Task data start

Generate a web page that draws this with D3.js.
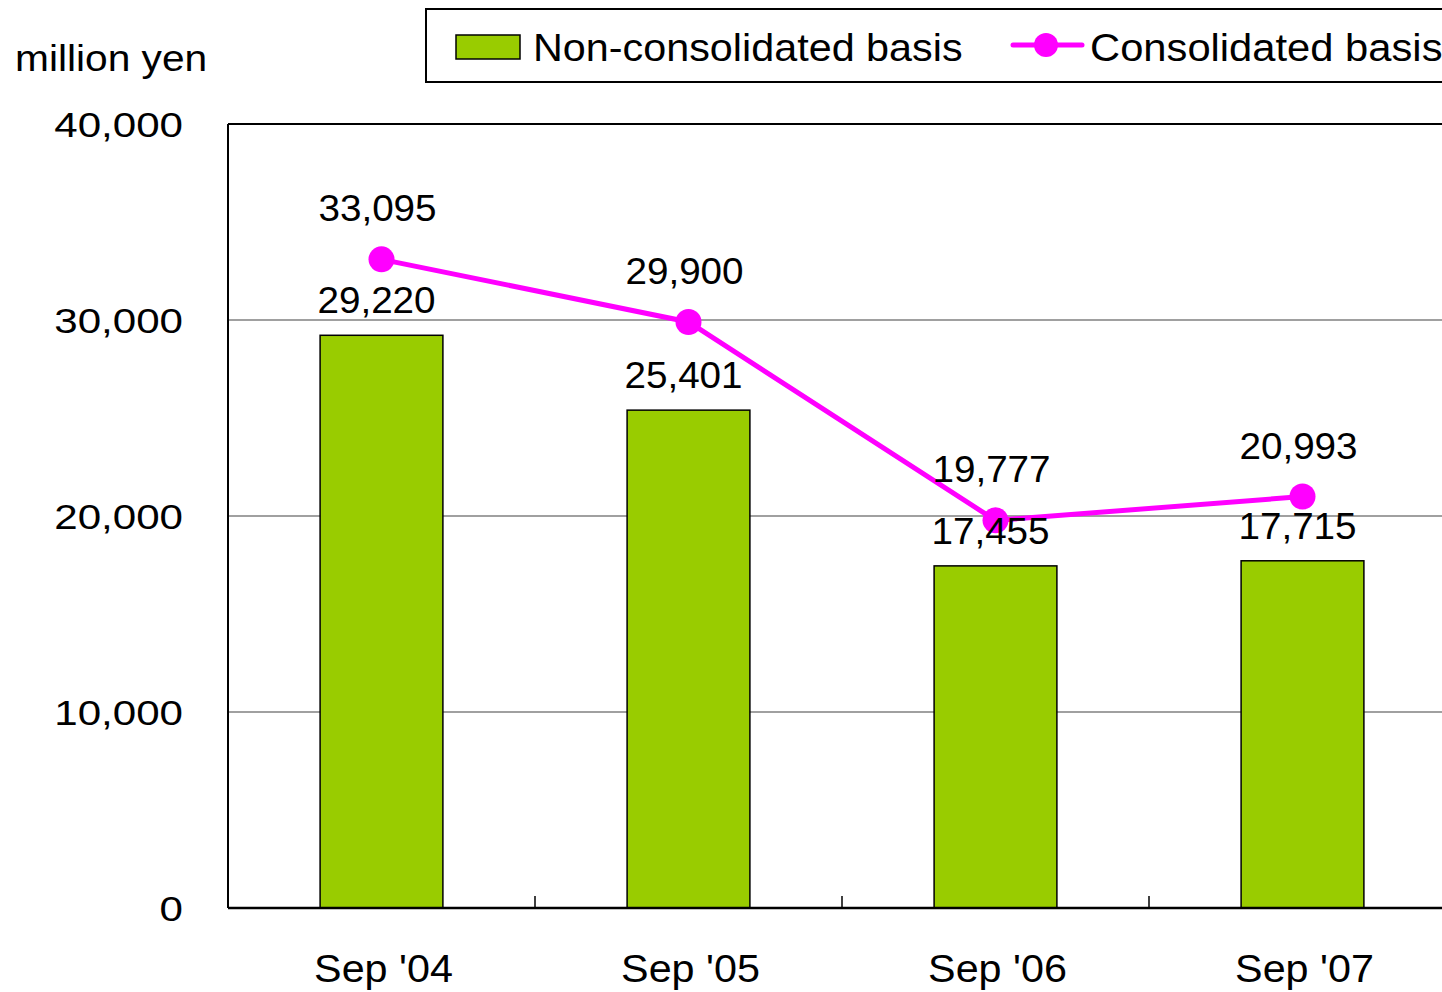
<!DOCTYPE html>
<html>
<head>
<meta charset="utf-8">
<script src="https://cdn.jsdelivr.net/npm/d3@7"></script>
<style>
  body { margin: 0; background: #fff; }
  svg { display: block; }
  text { font-family: Arial, 'Liberation Sans', sans-serif; fill: #000; }
</style>
</head>
<body>
<svg id="chart" width="1442" height="992"></svg>
<script>
// Chart data
const categories = ["Sep '04", "Sep '05", "Sep '06", "Sep '07"];
const nonConsolidated = [29220, 25401, 17455, 17715];
const consolidated = [33095, 29900, 19777, 20993];
const yTicks = [0, 10000, 20000, 30000, 40000];
const seriesNames = ['Non-consolidated basis', 'Consolidated basis'];
const unitLabel = 'million yen';

// Style values
const barColor = '#99cc00';
const lineColor = '#ff00ff';
const gridColor = '#808080';
const fmt = d3.format(',');

const svg = d3.select('#chart');
const margin = { left: 228, top: 124, bottom: 84 };
const height = 992;
const plotRight = 1456; // plot runs past the right edge of the picture

const x = d3.scaleBand().domain(categories).range([margin.left, plotRight]).padding(0);
const y = d3.scaleLinear().domain([0, 40000]).range([height - margin.bottom, margin.top]);
const barW = x.bandwidth() * 0.4;
const cx = (d) => x(d) + x.bandwidth() / 2;

// text in the reference is a little wider than the font, so stretch it sideways
function label(parent, tx, ty, str, size, sx, anchor) {
  return parent
    .append('g')
    .attr('transform', `translate(${tx},${ty}) scale(${sx},1)`)
    .append('text')
    .attr('text-anchor', anchor || 'start')
    .attr('font-size', size)
    .text(str);
}

// Gridlines
svg.append('g')
  .selectAll('line')
  .data(yTicks.filter((t) => t > 0 && t < 40000))
  .enter()
  .append('line')
  .attr('x1', margin.left)
  .attr('x2', plotRight)
  .attr('y1', (d) => y(d))
  .attr('y2', (d) => y(d))
  .attr('stroke', gridColor)
  .attr('stroke-width', 1.3);

// Plot frame: top and left
svg.append('line')
  .attr('x1', margin.left).attr('x2', plotRight)
  .attr('y1', y(40000)).attr('y2', y(40000))
  .attr('stroke', '#000').attr('stroke-width', 2);
svg.append('line')
  .attr('x1', margin.left).attr('x2', margin.left)
  .attr('y1', y(40000)).attr('y2', y(0))
  .attr('stroke', '#000').attr('stroke-width', 2);

// Bars
svg.append('g')
  .selectAll('rect')
  .data(nonConsolidated)
  .enter()
  .append('rect')
  .attr('x', (d, i) => cx(categories[i]) - barW / 2)
  .attr('y', (d) => y(d))
  .attr('width', barW)
  .attr('height', (d) => y(0) - y(d))
  .attr('fill', barColor)
  .attr('stroke', '#000')
  .attr('stroke-width', 1.5);

// X axis line and category boundary ticks
svg.append('line')
  .attr('x1', margin.left).attr('x2', plotRight)
  .attr('y1', y(0)).attr('y2', y(0))
  .attr('stroke', '#000').attr('stroke-width', 2.5);
svg.append('g')
  .selectAll('line')
  .data(categories.slice(1))
  .enter()
  .append('line')
  .attr('x1', (d) => x(d)).attr('x2', (d) => x(d))
  .attr('y1', y(0)).attr('y2', y(0) - 12)
  .attr('stroke', '#000').attr('stroke-width', 1.5);

// Category labels
const catG = svg.append('g');
categories.forEach((c) => label(catG, cx(c) + 2, 982, c, 39, 1.06, 'middle'));

// Y tick labels
const yG = svg.append('g');
yTicks.forEach((t) => label(yG, 183, y(t) + 13, fmt(t), 36, 1.17, 'end'));

label(svg, 15, 71, unitLabel, 37, 1.1);

// Line series
const line = d3.line()
  .x((d, i) => cx(categories[i]))
  .y((d) => y(d));
svg.append('path')
  .datum(consolidated)
  .attr('d', line)
  .attr('fill', 'none')
  .attr('stroke', lineColor)
  .attr('stroke-width', 5);
svg.append('g')
  .selectAll('circle')
  .data(consolidated)
  .enter()
  .append('circle')
  .attr('cx', (d, i) => cx(categories[i]))
  .attr('cy', (d) => y(d))
  .attr('r', 13)
  .attr('fill', lineColor);

// Data labels
const dataG = svg.append('g');
nonConsolidated.forEach((v, i) =>
  label(dataG, cx(categories[i]) - 5, y(v) - 22, fmt(v), 37, 1.045, 'middle'));
consolidated.forEach((v, i) =>
  label(dataG, cx(categories[i]) - 4, y(v) - 38, fmt(v), 37, 1.045, 'middle'));

// Legend
const legend = svg.append('g');
legend.append('rect')
  .attr('x', 426).attr('y', 9)
  .attr('width', 1100).attr('height', 73)
  .attr('fill', '#fff')
  .attr('stroke', '#000').attr('stroke-width', 2);
legend.append('rect')
  .attr('x', 456).attr('y', 35)
  .attr('width', 64).attr('height', 24)
  .attr('fill', barColor)
  .attr('stroke', '#000').attr('stroke-width', 1.5);
label(legend, 533, 61, seriesNames[0], 39, 1.06);
legend.append('line')
  .attr('x1', 1013).attr('x2', 1082)
  .attr('y1', 45).attr('y2', 45)
  .attr('stroke', lineColor).attr('stroke-width', 5)
  .attr('stroke-linecap', 'round');
legend.append('circle')
  .attr('cx', 1046).attr('cy', 45).attr('r', 12)
  .attr('fill', lineColor);
label(legend, 1090, 61, seriesNames[1], 39, 1.07);
</script>
</body>
</html>
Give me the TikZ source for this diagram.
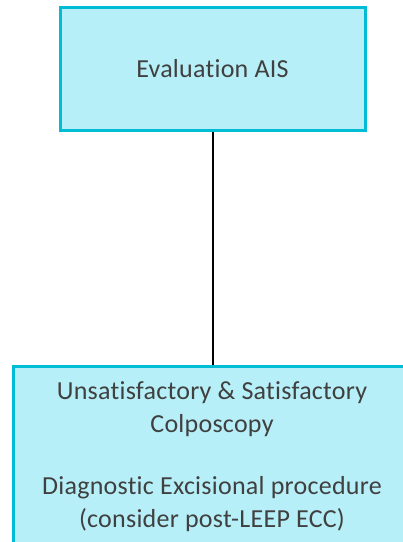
\documentclass[tikz,border=0pt]{standalone}
\usepackage{fontspec}
\setmainfont[Ligatures=NoCommon, LetterSpace=1]{Carlito}
\begin{document}
\begin{tikzpicture}[x=1pt,y=-1pt,
  box/.style={draw=boxline, line width=3pt, fill=boxfill, inner sep=0pt, text=textgray, align=center},
  label/.style={text=textgray, align=center, font=\fontsize{26}{33}\selectfont},
  link/.style={line width=2pt, black}]
\definecolor{boxfill}{HTML}{B6EFF7}
\definecolor{boxline}{HTML}{00BCD4}
\definecolor{textgray}{HTML}{404040}
\useasboundingbox (0,0) rectangle (403,542);
\node[box, minimum width=305pt, minimum height=123pt, label] (eval) at (212.5,68.5) {Evaluation AIS};
\node[box, minimum width=410pt, minimum height=200pt, anchor=north west] (proc) at (12,365) {};
% text of the lower box, placed by the baseline of its last line
\node[label, anchor=base] (proctext) at (212,527)
  {Unsatisfactory \& Satisfactory\\Colposcopy\\[29pt]Diagnostic Excisional procedure\\(consider post-LEEP ECC)};
\draw[link] (eval.south) -- (eval.south |- proc.north);
\end{tikzpicture}
\end{document}
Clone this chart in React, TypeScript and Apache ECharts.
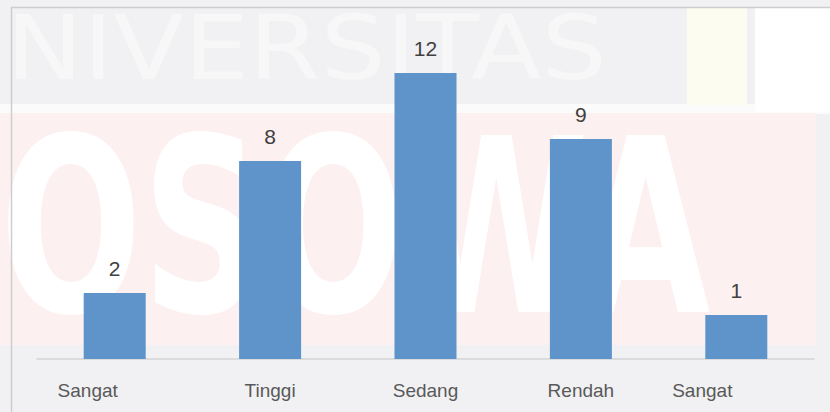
import React, { useEffect, useRef } from "react";
import * as echarts from "echarts";

const categories = ["Sangat", "Tinggi", "Sedang", "Rendah", "Sangat"];
const values = [2, 8, 12, 9, 1];
const axisMin = -1;
const axisMax = 13;

export default function App() {
  const ref = useRef<HTMLDivElement>(null);
  useEffect(() => {
    if (!ref.current) return;
    const chart = echarts.init(ref.current, undefined, { renderer: "svg" });
    const font = '"Liberation Sans", Arial, sans-serif';
    chart.setOption({
      animation: false,
      backgroundColor: "#f1f1f3",
      graphic: [
        { type: "rect", z: -10, silent: true, shape: { x: 0, y: 104, width: 830, height: 10 }, style: { fill: "#fbfbfc" } },
        { type: "rect", z: -10, silent: true, shape: { x: 0, y: 113, width: 816, height: 232 }, style: { fill: "#fcf0f0" } },
        { type: "rect", z: -10, silent: true, shape: { x: 687, y: 8, width: 60, height: 97 }, style: { fill: "#fcfcf1" } },
        { type: "rect", z: -10, silent: true, shape: { x: 755, y: 8, width: 75, height: 104 }, style: { fill: "#ffffff" } },
        {
          type: "text", z: -9, silent: true, x: 6, y: 48, scaleX: 1.17, scaleY: 1.02,
          style: { text: "NIVERSITAS", font: '88px "DejaVu Sans"', fill: "#f7f7f8", textVerticalAlign: "middle" } as any,
        },
        {
          type: "text", z: -9, silent: true, x: 0, y: 228, scaleX: 0.655, scaleY: 0.95,
          style: { text: "OSOWA", font: 'bold 255px "DejaVu Sans"', fill: "#ffffff", textVerticalAlign: "middle" } as any,
        },
        { type: "line", z: -5, silent: true, shape: { x1: 11, y1: 7.5, x2: 830, y2: 7.5 }, style: { stroke: "#cdcdcf", lineWidth: 1.5 } },
        { type: "line", z: -5, silent: true, shape: { x1: 11.5, y1: 7, x2: 11.5, y2: 412 }, style: { stroke: "#cdcdcf", lineWidth: 1.5 } },
      ],
      grid: { left: 37, right: 16, top: 51, bottom: 53, containLabel: false },
      xAxis: {
        type: "category",
        data: categories,
        axisLine: { show: true, onZero: false, lineStyle: { color: "#d3d3d6", width: 1.5 } },
        axisTick: { show: false },
        axisLabel: {
          interval: 0,
          margin: 22,
          color: "#595959",
          fontSize: 19,
          fontFamily: font,
          formatter: (v: string, i: number) =>
            i === 0 ? `{a|${v}}` : i === categories.length - 1 ? `{b|${v}}` : `{n|${v}}`,
          rich: {
            a: { fontSize: 19, fontFamily: font, color: "#595959", padding: [0, 54, 0, 0] },
            b: { fontSize: 19, fontFamily: font, color: "#595959", padding: [0, 68, 0, 0] },
            n: { fontSize: 19, fontFamily: font, color: "#595959" },
          },
        },
      },
      yAxis: {
        type: "value",
        min: axisMin,
        max: axisMax,
        startValue: axisMin,
        show: false,
        splitLine: { show: false },
      },
      series: [
        {
          type: "bar",
          data: values,
          barWidth: 62,
          itemStyle: { color: "#5f94ca" },
          label: {
            show: true,
            position: "top",
            distance: 14,
            fontSize: 21,
            fontFamily: font,
            color: "#404040",
          },
        },
      ],
    } as any);
    return () => chart.dispose();
  }, []);
  return (
    <div
      ref={ref}
      style={{ position: "fixed", left: 0, top: 0, width: 830, height: 412 }}
    />
  );
}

Task data end

• [Required work]:
Look above for the line with "Clone this chart" and the line with "const axisMax = 13;", then copy exactly the lines from the first through the second, both kept, with no pictures.

• [Exercise solution]:
Clone this chart in React, TypeScript and Apache ECharts.
import React, { useEffect, useRef } from "react";
import * as echarts from "echarts";

const categories = ["Sangat", "Tinggi", "Sedang", "Rendah", "Sangat"];
const values = [2, 8, 12, 9, 1];
const axisMin = -1;
const axisMax = 13;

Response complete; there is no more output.